— Begin Source excerpt —

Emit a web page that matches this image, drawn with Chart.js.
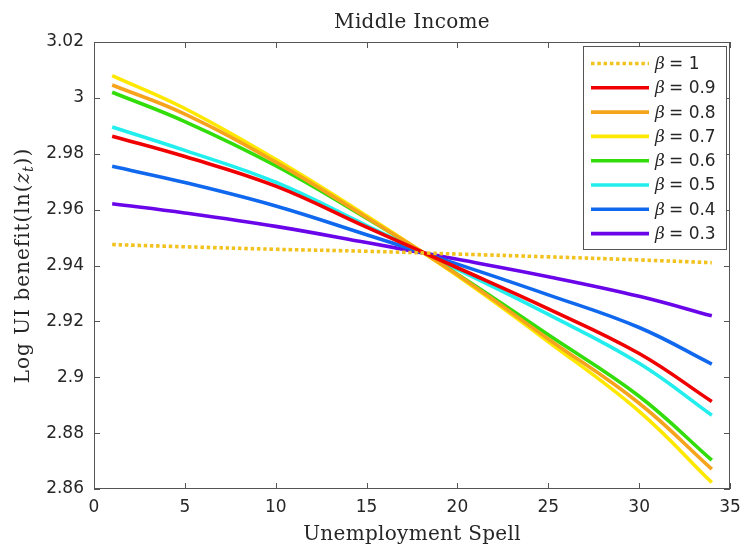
<!DOCTYPE html>
<html lang="en">
<head>
    <meta charset="UTF-8">
    <title>Middle Income</title>
    <script src="https://cdn.jsdelivr.net/npm/chart.js"></script>
    <style>
        html, body { margin: 0; padding: 0; background: #fff; }
        #wrap { width: 746px; height: 548px; position: relative; }
    </style>
</head>
<body>
    <div id="wrap"><canvas id="chart"></canvas></div>

    <script>
        // unemployment spell (x) where values were read
        const spells = [1, 5, 10, 15, 20, 25, 30, 34];

        // log UI benefit for each beta
        const beta10 = [2.9475, 2.9467, 2.9458, 2.9451, 2.9441, 2.9431, 2.9420, 2.9410];
        const beta09 = [2.9863, 2.9790, 2.9684, 2.9537, 2.9392, 2.9245, 2.9085, 2.8913];
        const beta08 = [3.0046, 2.9942, 2.9770, 2.9572, 2.9367, 2.9137, 2.8907, 2.8671];
        const beta07 = [3.0080, 2.9962, 2.9780, 2.9578, 2.9363, 2.9127, 2.8878, 2.8623];
        const beta06 = [3.0020, 2.9915, 2.9757, 2.9569, 2.9369, 2.9152, 2.8932, 2.8703];
        const beta05 = [2.9896, 2.9812, 2.9698, 2.9543, 2.9386, 2.9225, 2.9050, 2.8864];
        const beta04 = [2.9755, 2.9697, 2.9613, 2.9510, 2.9405, 2.9295, 2.9178, 2.9047];
        const beta03 = [2.9621, 2.9588, 2.9540, 2.9482, 2.9422, 2.9360, 2.9290, 2.9220];

        const betaLabels = ["1", "0.9", "0.8", "0.7", "0.6", "0.5", "0.4", "0.3"];
        const seriesValues = [beta10, beta09, beta08, beta07, beta06, beta05, beta04, beta03];

        const xTicks = [0, 5, 10, 15, 20, 25, 30, 35];
        const yTicks = [2.86, 2.88, 2.90, 2.92, 2.94, 2.96, 2.98, 3.00, 3.02];
        const yTickLabels = ["2.86", "2.88", "2.9", "2.92", "2.94", "2.96", "2.98", "3", "3.02"];

        const colors = ["#f2c21f", "#f00000", "#f5a41c", "#ffe800", "#33dd0a", "#22eeee", "#1068ee", "#6a05ea"];
        const axisColor = "#555";
        const textColor = "#262626";
        const serif = "'DejaVu Serif', serif";
        const sans = "'DejaVu Sans', sans-serif";

        const datasets = seriesValues.map((vals, i) => ({
            label: "β = " + betaLabels[i],
            data: spells.map((s, j) => ({ x: s, y: vals[j] })),
            borderColor: colors[i],
            borderWidth: 3.6,
            borderDash: i === 0 ? [3.5, 2.8] : [],
            pointRadius: 0,
            tension: 0.4,
            fill: false
        }));

        const matlabLook = {
            id: "matlabLook",
            beforeDatasetsDraw(chart) {
                const { ctx, chartArea: a, scales: { x, y } } = chart;
                ctx.save();
                ctx.strokeStyle = axisColor;
                ctx.lineWidth = 1;
                ctx.beginPath();
                xTicks.forEach(v => {
                    const px = Math.round(x.getPixelForValue(v)) + 0.5;
                    ctx.moveTo(px, a.bottom); ctx.lineTo(px, a.bottom - 6);
                    ctx.moveTo(px, a.top); ctx.lineTo(px, a.top + 6);
                });
                yTicks.forEach(v => {
                    const py = Math.round(y.getPixelForValue(v)) + 0.5;
                    ctx.moveTo(a.left, py); ctx.lineTo(a.left + 6, py);
                    ctx.moveTo(a.right, py); ctx.lineTo(a.right - 6, py);
                });
                ctx.stroke();
                ctx.strokeRect(Math.round(a.left) + 0.5, Math.round(a.top) + 0.5,
                    Math.round(a.width) - 1, Math.round(a.height) - 1);
                ctx.restore();
            },
            afterDraw(chart) {
                const { ctx, chartArea: a } = chart;
                ctx.save();

                // legend box
                const lx = 583, ly = 46, lw = 143, lh = 203;
                ctx.fillStyle = "#fff";
                ctx.fillRect(lx, ly, lw, lh);
                ctx.strokeStyle = axisColor;
                ctx.lineWidth = 1;
                ctx.strokeRect(lx + 0.5, ly + 0.5, lw, lh);
                chart.data.datasets.forEach((d, i) => {
                    const ry = 63.5 + i * 24.3;
                    ctx.beginPath();
                    ctx.strokeStyle = d.borderColor;
                    ctx.lineWidth = 3.6;
                    ctx.setLineDash(d.borderDash);
                    ctx.moveTo(591, ry); ctx.lineTo(649, ry);
                    ctx.stroke();
                    ctx.setLineDash([]);
                    ctx.fillStyle = textColor;
                    ctx.textBaseline = "middle";
                    ctx.textAlign = "left";
                    ctx.font = "italic 17px " + serif;
                    ctx.fillText("β", 655, ry + 1);
                    ctx.font = "17px " + sans;
                    ctx.fillText("= " + betaLabels[i], 669, ry + 1);
                });

                // title and x axis title
                const cx = (a.left + a.right) / 2;
                ctx.fillStyle = textColor;
                ctx.textAlign = "center";
                ctx.textBaseline = "alphabetic";
                ctx.font = "20px " + serif;
                ctx.letterSpacing = "0.3px";
                ctx.fillText("Middle Income", cx, 28);
                ctx.fillText("Unemployment Spell", cx, 540);

                // y axis title with italic z and subscript t
                ctx.letterSpacing = "1px";
                ctx.translate(28.5, (a.top + a.bottom) / 2);
                ctx.rotate(-Math.PI / 2);
                const parts = [
                    { t: "Log UI benefit(ln(", f: "20px " + serif, dy: 0 },
                    { t: "z", f: "italic 20px " + serif, dy: 0 },
                    { t: "t", f: "italic 14px " + serif, dy: 4 },
                    { t: "))", f: "20px " + serif, dy: 0 }
                ];
                let total = 0;
                parts.forEach(p => { ctx.font = p.f; total += ctx.measureText(p.t).width; });
                let px = -total / 2;
                ctx.textAlign = "left";
                parts.forEach(p => {
                    ctx.font = p.f;
                    ctx.fillText(p.t, px, p.dy);
                    px += ctx.measureText(p.t).width;
                });
                ctx.restore();
            }
        };

        new Chart(document.getElementById("chart"), {
            type: "line",
            data: { datasets: datasets },
            options: {
                responsive: true,
                maintainAspectRatio: false,
                animation: false,
                layout: { padding: { top: 42, right: 16, left: 0, bottom: 0 } },
                plugins: { legend: { display: false }, tooltip: { enabled: false } },
                scales: {
                    x: {
                        type: "linear",
                        min: 0, max: 35,
                        afterBuildTicks: s => { s.ticks = xTicks.map(v => ({ value: v })); },
                        afterFit: s => { s.height = 59; s.paddingLeft = 0; s.paddingRight = 0; },
                        grid: { display: false, drawTicks: false },
                        border: { display: false },
                        ticks: { padding: 8, color: textColor, font: { family: sans, size: 17 }, maxRotation: 0 }
                    },
                    y: {
                        type: "linear",
                        min: 2.86, max: 3.02,
                        afterBuildTicks: s => { s.ticks = yTicks.map(v => ({ value: v })); },
                        afterFit: s => { s.width = 94; s.paddingTop = 0; s.paddingBottom = 0; },
                        grid: { display: false, drawTicks: false },
                        border: { display: false },
                        ticks: {
                            padding: 10, color: textColor, font: { family: sans, size: 17 },
                            callback: (v, i) => yTickLabels[i]
                        }
                    }
                }
            },
            plugins: [matlabLook]
        });
    </script>
</body>
</html>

— End Source excerpt —

**Goal of the exercise:** Report every line in the data above in which the word "with" appears.

**Task answer:**
Emit a web page that matches this image, drawn with Chart.js.
                // y axis title with italic z and subscript t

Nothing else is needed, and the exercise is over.